I spent most of my time with the arts unit doing one of two things:

  • I wrote for the arts webpage (both blog posts and news stories), made photo galleries, wrote sidebars, added useful links, and did some reporting over the phone. I must say we newbies should count our lucky stars that we’re learning about CBCnews.ca after the massive redesign of the website. More senior online writers have had to ‘unlearn’ a lot of older habits, so it’s a big bonus that we’re starting fresh with the new site.
  • I also did “tape production” – which means I worked in an edit suite with a video editor while coordinating with a producer downstairs. My job was to collect visuals on tight deadlines and select clips from pre-taped interviews. I would also do banners and write questions.

In short, it takes a lot of behind-the-scenes work to make the magic happen.

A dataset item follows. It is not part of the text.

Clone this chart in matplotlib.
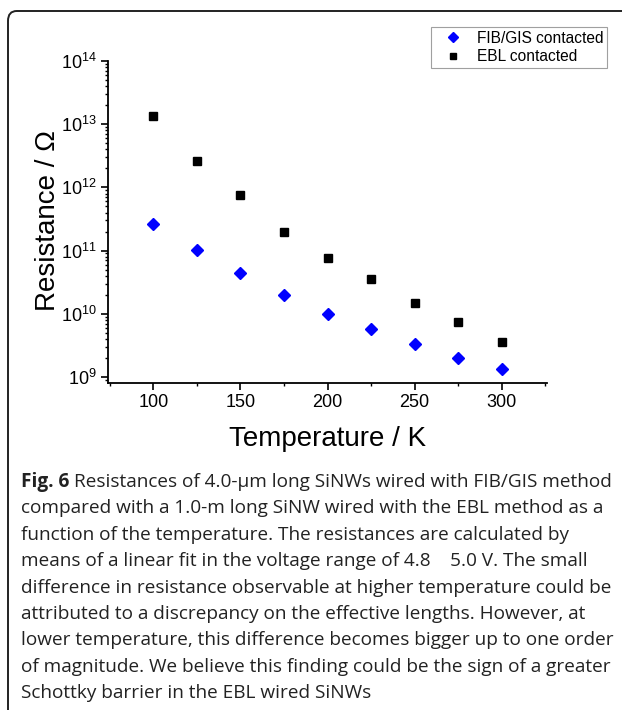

Luciana asked me about these two placements, so I didn’t get into my cbcnews.ca placement or my time with news network. They would be, as they say, a whole other story.

For now, suffice it to say that I learned to be a jack of all trades at the CBC, and it’s part of the reason I was offered work in three different departments after my internship ended.

Best of luck to all of you applying. I can see you’re already stepping it up for 2012! Thanks for reading.